REQUIRED WORK.
Exactly reproduce the lines of the listing below from the one containing "What matplotlib code" through the one containing "from matplotlib.colors import to_rgb". Skip the images.

Code that draws figures
## START
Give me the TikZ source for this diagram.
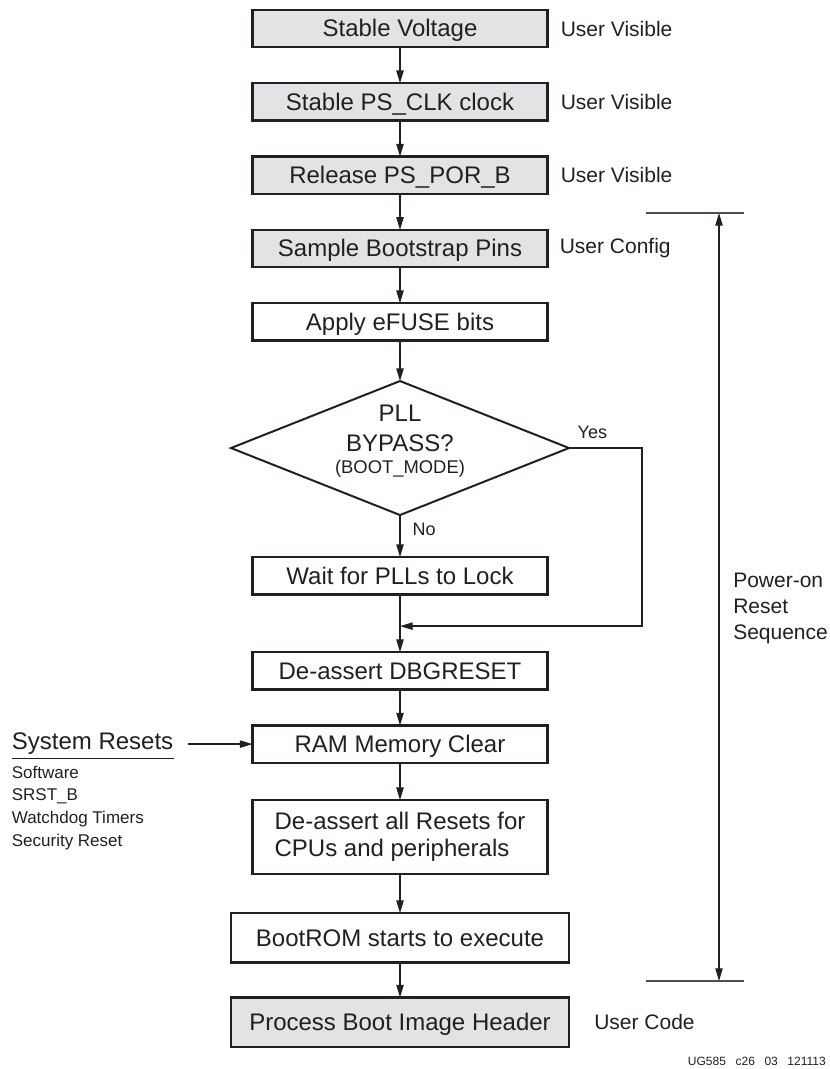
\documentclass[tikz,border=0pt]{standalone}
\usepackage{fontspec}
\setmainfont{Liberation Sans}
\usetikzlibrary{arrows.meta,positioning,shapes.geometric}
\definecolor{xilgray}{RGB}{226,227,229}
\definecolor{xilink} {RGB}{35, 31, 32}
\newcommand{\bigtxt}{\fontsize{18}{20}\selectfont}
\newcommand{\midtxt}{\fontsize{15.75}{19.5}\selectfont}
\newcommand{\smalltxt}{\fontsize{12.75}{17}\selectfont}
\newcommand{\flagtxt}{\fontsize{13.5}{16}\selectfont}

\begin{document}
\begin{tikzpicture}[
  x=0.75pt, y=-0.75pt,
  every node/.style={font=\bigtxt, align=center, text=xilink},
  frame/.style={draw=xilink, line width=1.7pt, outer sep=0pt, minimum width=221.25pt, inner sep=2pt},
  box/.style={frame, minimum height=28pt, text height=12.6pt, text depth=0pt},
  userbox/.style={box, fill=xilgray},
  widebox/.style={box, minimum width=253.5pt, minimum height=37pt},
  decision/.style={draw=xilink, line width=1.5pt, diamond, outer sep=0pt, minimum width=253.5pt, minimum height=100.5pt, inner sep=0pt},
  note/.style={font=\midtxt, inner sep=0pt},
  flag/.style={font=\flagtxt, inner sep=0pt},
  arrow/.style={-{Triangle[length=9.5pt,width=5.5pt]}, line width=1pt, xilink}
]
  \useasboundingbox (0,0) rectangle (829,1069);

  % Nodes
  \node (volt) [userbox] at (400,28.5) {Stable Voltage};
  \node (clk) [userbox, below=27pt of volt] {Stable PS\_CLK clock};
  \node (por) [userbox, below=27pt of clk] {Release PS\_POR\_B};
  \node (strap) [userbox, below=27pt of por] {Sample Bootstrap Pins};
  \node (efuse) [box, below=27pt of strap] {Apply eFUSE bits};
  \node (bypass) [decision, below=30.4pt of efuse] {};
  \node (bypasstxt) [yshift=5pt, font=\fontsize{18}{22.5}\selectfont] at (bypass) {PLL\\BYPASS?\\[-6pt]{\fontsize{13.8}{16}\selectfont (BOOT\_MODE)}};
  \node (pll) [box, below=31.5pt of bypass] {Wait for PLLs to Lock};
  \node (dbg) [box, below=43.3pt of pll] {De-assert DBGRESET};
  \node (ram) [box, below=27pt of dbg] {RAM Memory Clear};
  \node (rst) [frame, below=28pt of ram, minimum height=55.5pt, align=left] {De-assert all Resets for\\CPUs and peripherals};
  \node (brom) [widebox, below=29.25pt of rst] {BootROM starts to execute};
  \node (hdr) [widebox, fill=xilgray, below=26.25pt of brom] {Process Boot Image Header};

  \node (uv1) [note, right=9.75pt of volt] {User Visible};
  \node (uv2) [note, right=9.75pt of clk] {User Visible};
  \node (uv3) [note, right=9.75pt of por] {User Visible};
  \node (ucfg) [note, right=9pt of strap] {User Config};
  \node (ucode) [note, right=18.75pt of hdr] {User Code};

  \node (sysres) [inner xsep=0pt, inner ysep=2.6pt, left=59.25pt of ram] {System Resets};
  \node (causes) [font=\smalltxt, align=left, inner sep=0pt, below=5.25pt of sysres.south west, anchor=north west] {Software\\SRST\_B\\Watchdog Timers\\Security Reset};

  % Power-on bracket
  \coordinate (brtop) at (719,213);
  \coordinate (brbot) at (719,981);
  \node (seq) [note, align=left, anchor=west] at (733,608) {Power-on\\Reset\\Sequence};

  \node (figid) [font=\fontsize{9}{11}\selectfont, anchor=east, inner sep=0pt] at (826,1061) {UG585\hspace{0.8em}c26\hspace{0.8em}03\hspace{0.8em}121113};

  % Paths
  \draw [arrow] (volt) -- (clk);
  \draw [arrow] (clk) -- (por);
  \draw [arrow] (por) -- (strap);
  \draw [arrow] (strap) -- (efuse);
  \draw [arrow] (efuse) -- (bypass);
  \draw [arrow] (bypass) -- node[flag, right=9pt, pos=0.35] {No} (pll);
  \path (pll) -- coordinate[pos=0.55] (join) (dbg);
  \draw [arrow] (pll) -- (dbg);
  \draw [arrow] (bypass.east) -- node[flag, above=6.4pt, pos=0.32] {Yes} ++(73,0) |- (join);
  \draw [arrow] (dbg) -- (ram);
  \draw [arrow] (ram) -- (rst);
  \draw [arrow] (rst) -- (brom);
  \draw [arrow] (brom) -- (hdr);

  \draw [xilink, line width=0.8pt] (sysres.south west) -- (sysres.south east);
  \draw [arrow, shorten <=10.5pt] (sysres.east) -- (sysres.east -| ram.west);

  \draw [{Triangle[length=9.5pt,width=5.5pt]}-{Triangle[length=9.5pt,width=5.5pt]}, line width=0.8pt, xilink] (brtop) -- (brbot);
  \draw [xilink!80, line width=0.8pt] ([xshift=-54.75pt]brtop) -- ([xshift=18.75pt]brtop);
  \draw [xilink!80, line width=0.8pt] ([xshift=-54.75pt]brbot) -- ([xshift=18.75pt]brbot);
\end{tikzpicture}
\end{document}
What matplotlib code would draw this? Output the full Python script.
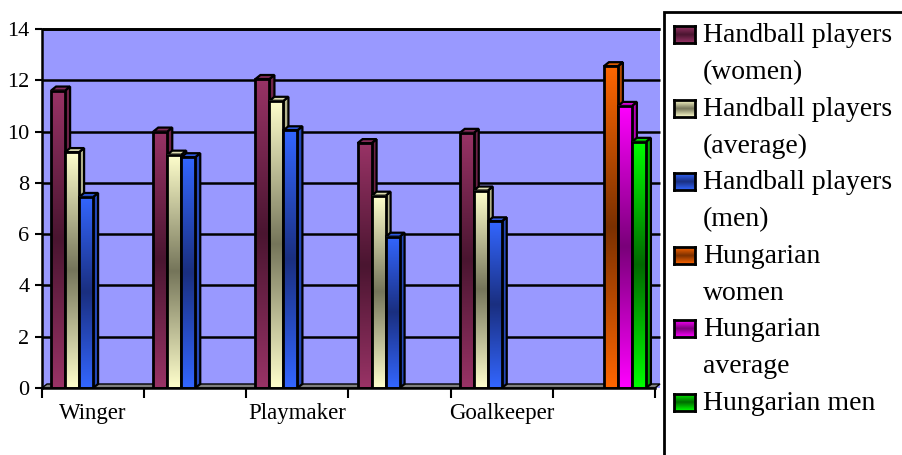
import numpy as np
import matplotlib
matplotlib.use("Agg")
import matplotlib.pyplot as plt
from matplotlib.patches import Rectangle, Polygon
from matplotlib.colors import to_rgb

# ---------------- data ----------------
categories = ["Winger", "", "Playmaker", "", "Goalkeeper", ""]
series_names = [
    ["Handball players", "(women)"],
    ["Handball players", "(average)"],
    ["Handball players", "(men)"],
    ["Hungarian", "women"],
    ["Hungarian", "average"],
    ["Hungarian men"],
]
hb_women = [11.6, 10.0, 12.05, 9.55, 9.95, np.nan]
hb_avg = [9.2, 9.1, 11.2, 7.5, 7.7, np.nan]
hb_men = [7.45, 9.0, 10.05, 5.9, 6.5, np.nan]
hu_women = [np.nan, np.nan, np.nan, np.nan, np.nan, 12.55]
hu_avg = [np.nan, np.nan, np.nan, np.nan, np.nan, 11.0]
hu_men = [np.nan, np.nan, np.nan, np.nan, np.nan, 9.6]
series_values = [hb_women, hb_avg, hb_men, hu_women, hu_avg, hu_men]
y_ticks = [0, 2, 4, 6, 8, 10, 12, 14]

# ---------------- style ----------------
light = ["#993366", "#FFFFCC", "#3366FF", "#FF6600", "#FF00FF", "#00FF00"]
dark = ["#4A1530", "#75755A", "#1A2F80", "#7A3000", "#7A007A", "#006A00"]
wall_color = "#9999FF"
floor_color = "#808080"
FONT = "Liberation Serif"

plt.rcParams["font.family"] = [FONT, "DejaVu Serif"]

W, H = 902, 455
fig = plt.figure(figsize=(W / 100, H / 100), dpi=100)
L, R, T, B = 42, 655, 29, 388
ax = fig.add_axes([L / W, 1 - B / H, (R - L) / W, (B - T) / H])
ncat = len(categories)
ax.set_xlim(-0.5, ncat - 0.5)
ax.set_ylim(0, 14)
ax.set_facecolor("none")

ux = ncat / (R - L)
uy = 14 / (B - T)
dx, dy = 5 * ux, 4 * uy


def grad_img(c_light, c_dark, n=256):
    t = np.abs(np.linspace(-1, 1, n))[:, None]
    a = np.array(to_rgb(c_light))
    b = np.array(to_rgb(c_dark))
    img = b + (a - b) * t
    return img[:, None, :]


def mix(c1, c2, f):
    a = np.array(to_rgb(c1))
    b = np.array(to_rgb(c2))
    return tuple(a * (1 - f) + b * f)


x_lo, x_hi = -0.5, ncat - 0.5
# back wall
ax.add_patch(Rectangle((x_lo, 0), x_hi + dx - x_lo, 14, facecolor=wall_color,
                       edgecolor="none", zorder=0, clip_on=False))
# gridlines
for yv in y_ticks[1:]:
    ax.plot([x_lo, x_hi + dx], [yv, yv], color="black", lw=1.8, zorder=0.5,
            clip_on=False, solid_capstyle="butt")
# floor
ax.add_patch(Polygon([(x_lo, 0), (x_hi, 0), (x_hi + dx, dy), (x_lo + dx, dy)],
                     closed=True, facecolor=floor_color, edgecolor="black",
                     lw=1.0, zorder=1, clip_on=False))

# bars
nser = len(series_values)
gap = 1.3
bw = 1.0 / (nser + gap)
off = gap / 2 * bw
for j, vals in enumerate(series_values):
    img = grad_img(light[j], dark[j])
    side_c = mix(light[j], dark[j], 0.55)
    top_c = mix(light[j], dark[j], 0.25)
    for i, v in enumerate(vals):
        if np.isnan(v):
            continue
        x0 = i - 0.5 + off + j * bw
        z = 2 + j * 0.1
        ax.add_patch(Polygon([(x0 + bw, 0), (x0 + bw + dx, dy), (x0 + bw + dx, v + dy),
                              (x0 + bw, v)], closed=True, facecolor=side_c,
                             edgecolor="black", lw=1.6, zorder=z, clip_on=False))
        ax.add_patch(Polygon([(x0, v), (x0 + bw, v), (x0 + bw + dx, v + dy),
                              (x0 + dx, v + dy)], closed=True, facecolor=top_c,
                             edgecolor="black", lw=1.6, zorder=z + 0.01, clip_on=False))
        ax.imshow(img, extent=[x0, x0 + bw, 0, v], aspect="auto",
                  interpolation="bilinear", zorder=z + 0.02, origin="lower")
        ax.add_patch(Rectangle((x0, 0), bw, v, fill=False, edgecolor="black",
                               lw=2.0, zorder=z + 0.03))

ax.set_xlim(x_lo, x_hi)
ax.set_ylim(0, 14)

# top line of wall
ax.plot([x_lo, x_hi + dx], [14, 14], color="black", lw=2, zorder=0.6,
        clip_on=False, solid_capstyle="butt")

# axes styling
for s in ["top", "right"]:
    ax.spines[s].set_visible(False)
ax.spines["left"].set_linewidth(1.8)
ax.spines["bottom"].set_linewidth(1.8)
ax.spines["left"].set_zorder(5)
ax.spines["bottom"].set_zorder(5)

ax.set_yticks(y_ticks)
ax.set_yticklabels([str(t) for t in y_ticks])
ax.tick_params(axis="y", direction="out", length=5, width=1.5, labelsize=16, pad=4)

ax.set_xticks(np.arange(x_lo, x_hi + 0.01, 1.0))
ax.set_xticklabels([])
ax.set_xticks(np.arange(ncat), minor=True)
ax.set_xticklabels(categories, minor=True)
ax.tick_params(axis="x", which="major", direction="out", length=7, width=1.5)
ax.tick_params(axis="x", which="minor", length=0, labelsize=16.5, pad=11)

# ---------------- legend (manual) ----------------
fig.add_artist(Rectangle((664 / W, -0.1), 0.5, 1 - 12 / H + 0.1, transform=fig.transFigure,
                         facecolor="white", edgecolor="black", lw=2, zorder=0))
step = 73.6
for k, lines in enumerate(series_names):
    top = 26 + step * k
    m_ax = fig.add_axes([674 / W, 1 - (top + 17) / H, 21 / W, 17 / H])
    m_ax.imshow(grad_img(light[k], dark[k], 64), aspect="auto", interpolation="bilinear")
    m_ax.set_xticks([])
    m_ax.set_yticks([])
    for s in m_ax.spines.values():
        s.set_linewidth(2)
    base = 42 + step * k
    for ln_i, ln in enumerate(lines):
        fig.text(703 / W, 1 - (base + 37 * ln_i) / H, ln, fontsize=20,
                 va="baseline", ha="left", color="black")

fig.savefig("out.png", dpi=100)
## END
TASK RESPONSE.
What matplotlib code would draw this? Output the full Python script.
import numpy as np
import matplotlib
matplotlib.use("Agg")
import matplotlib.pyplot as plt
from matplotlib.patches import Rectangle, Polygon
from matplotlib.colors import to_rgb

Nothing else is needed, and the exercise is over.